* Start *

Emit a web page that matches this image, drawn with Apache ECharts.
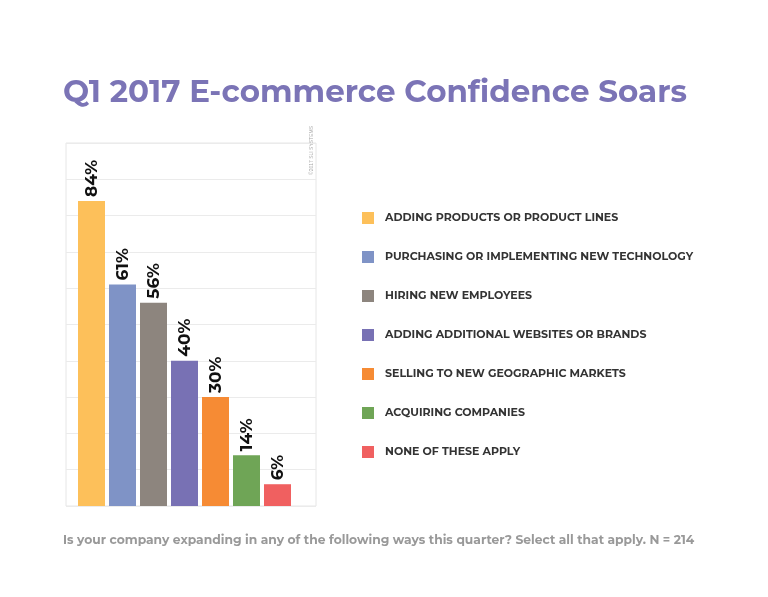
<!DOCTYPE html>
<html><head><meta charset="utf-8">
<script src="https://cdn.jsdelivr.net/npm/echarts@6/dist/echarts.min.js"></script>
<style>html,body{margin:0;background:#fff}#c{width:768px;height:597px}</style>
</head><body><div id="c"></div>
<script>
const categories = ['ADDING PRODUCTS OR PRODUCT LINES','PURCHASING OR IMPLEMENTING NEW TECHNOLOGY','HIRING NEW EMPLOYEES','ADDING ADDITIONAL WEBSITES OR BRANDS','SELLING TO NEW GEOGRAPHIC MARKETS','ACQUIRING COMPANIES','NONE OF THESE APPLY'];
const values = [84,61,56,40,30,14,6];
const colors = ['#FDC05A','#7F93C6','#8D857E','#7871B4','#F68B34','#6FA556','#F06060'];
const chart = echarts.init(document.getElementById('c'));
const font = 'Montserrat, "Open Sans", "DejaVu Sans", sans-serif';
const legendGraphics = [];
categories.forEach((c,i)=>{
  const y = 218 + i*39;
  legendGraphics.push({type:'rect',shape:{x:362,y:y-6,width:12,height:12},style:{fill:colors[i]}});
  legendGraphics.push({type:'text',x:385,y:y,style:{text:c,fill:'#333',font:'bold 11px '+font,textVerticalAlign:'middle'}});
});
chart.setOption({
  animation:false,
  title:[{text:'Q1 2017 E-commerce Confidence Soars',left:58,top:72,textStyle:{color:'#7B74B6',fontSize:31,fontWeight:'bold',fontFamily:font}},
    {text:'Is your company expanding in any of the following ways this quarter? Select all that apply. N = 214',left:58,top:529,textStyle:{color:'#999',fontSize:12.3,fontWeight:'bold',fontFamily:font}}],
  grid:[{left:66,top:143,width:250,height:363,show:true,borderColor:'#e6e6e6',borderWidth:1},
        {left:76,top:143,width:217,height:363}],
  xAxis:[{gridIndex:0,type:'category',data:[''],show:false},
         {gridIndex:1,type:'category',data:categories,axisLine:{show:false},axisTick:{show:false},axisLabel:{show:false}}],
  yAxis:[{gridIndex:0,type:'value',min:0,max:100,interval:10,axisLabel:{show:false},axisLine:{show:false},axisTick:{show:false},splitLine:{lineStyle:{color:'#ebebeb'}}},
         {gridIndex:1,type:'value',min:0,max:100,show:false,splitLine:{show:false}}],
  series:[{type:'bar',xAxisIndex:1,yAxisIndex:1,barWidth:27,
    data:values.map((v,i)=>({value:v,itemStyle:{color:colors[i]}})),
    label:{show:true,position:'top',rotate:90,align:'left',verticalAlign:'middle',distance:4,formatter:'{c}%',color:'#111',fontSize:17,fontWeight:'bold',fontFamily:font}}],
  graphic:[{type:'text',x:309,y:175,rotation:Math.PI/2,style:{text:'©2017 SLI SYSTEMS',fill:'#aaa',font:'5px sans-serif'}}].concat(legendGraphics)
});
</script></body></html>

* End *

EXERCISE DESCRIPTION
Without the pictures, transcribe the listing above exactly.

EXERCISE RESPONSE
Emit a web page that matches this image, drawn with Apache ECharts.
<!DOCTYPE html>
<html><head><meta charset="utf-8">
<script src="https://cdn.jsdelivr.net/npm/echarts@6/dist/echarts.min.js"></script>
<style>html,body{margin:0;background:#fff}#c{width:768px;height:597px}</style>
</head><body><div id="c"></div>
<script>
const categories = ['ADDING PRODUCTS OR PRODUCT LINES','PURCHASING OR IMPLEMENTING NEW TECHNOLOGY','HIRING NEW EMPLOYEES','ADDING ADDITIONAL WEBSITES OR BRANDS','SELLING TO NEW GEOGRAPHIC MARKETS','ACQUIRING COMPANIES','NONE OF THESE APPLY'];
const values = [84,61,56,40,30,14,6];
const colors = ['#FDC05A','#7F93C6','#8D857E','#7871B4','#F68B34','#6FA556','#F06060'];
const chart = echarts.init(document.getElementById('c'));
const font = 'Montserrat, "Open Sans", "DejaVu Sans", sans-serif';
const legendGraphics = [];
categories.forEach((c,i)=>{
  const y = 218 + i*39;
  legendGraphics.push({type:'rect',shape:{x:362,y:y-6,width:12,height:12},style:{fill:colors[i]}});
  legendGraphics.push({type:'text',x:385,y:y,style:{text:c,fill:'#333',font:'bold 11px '+font,textVerticalAlign:'middle'}});
});
chart.setOption({
  animation:false,
  title:[{text:'Q1 2017 E-commerce Confidence Soars',left:58,top:72,textStyle:{color:'#7B74B6',fontSize:31,fontWeight:'bold',fontFamily:font}},
    {text:'Is your company expanding in any of the following ways this quarter? Select all that apply. N = 214',left:58,top:529,textStyle:{color:'#999',fontSize:12.3,fontWeight:'bold',fontFamily:font}}],
  grid:[{left:66,top:143,width:250,height:363,show:true,borderColor:'#e6e6e6',borderWidth:1},
        {left:76,top:143,width:217,height:363}],
  xAxis:[{gridIndex:0,type:'category',data:[''],show:false},
         {gridIndex:1,type:'category',data:categories,axisLine:{show:false},axisTick:{show:false},axisLabel:{show:false}}],
  yAxis:[{gridIndex:0,type:'value',min:0,max:100,interval:10,axisLabel:{show:false},axisLine:{show:false},axisTick:{show:false},splitLine:{lineStyle:{color:'#ebebeb'}}},
         {gridIndex:1,type:'value',min:0,max:100,show:false,splitLine:{show:false}}],
  series:[{type:'bar',xAxisIndex:1,yAxisIndex:1,barWidth:27,
    data:values.map((v,i)=>({value:v,itemStyle:{color:colors[i]}})),
    label:{show:true,position:'top',rotate:90,align:'left',verticalAlign:'middle',distance:4,formatter:'{c}%',color:'#111',fontSize:17,fontWeight:'bold',fontFamily:font}}],
  graphic:[{type:'text',x:309,y:175,rotation:Math.PI/2,style:{text:'©2017 SLI SYSTEMS',fill:'#aaa',font:'5px sans-serif'}}].concat(legendGraphics)
});
</script></body></html>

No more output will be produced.